The American Saddlebred was developed to meet the American pioneer’s need for a versatile farm and road horse. Beautiful yet hardy, docile yet flashy and above all comfortable under saddle for days at a time – The American Saddlebred has it all. Narragansett Pacers, natural and easy gaited animals developed in the colonies of Rhode Island and Virginia were selectively bred with early Thoroughbreds for their size and quality.
By 1776 an all purpose riding horse, then commonly referred to as the “American Horse” was easily recognized as a definite type. By the 1800’s as the pioneers moved west, this “American Horse” was the breed choice by farmers and frontiersmen who followed Daniel Boone through the Cumberland Gap into Kentucky.
In 1839 a very special Thoroughbred named Denmark was foaled who changed the “American Horse” forever. Over 60% of registered horses would later trace back to his son Gaines Denmark. Over the years, minor crosses to Morgan, Standardbred and Hackney horses also contributed to the breed. When the US Civil War ended the breed was perhaps preserved by General Grant’s order that confederate troops could keep their “American Saddle Horses” when they returned home.
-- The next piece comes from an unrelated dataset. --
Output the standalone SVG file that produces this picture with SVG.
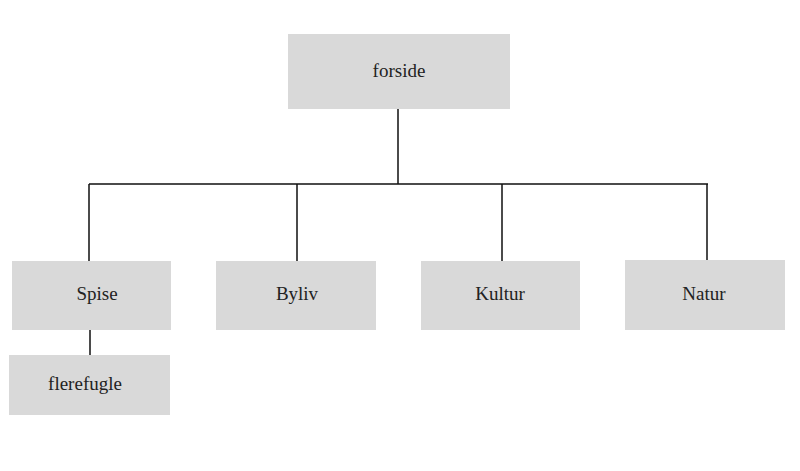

As horse shows regained popularity after the civil war, the “American Saddle Horse” shone as their beauty, stamina and ability to learn made them sought after and commercially valuable. In an effort to preserve this breed, the USregistry was formed on April 7,1891 and the American Saddlebred was born, remaining a pure breed to this day. According to”Modern Breeds of Livestock”, published by Macmillan in 1980, says “The confirmation and style of the Saddle Horse is usually considered the most impressive of all breeds of horses, and most people regard it as the most beautiful horse existing in the world today”.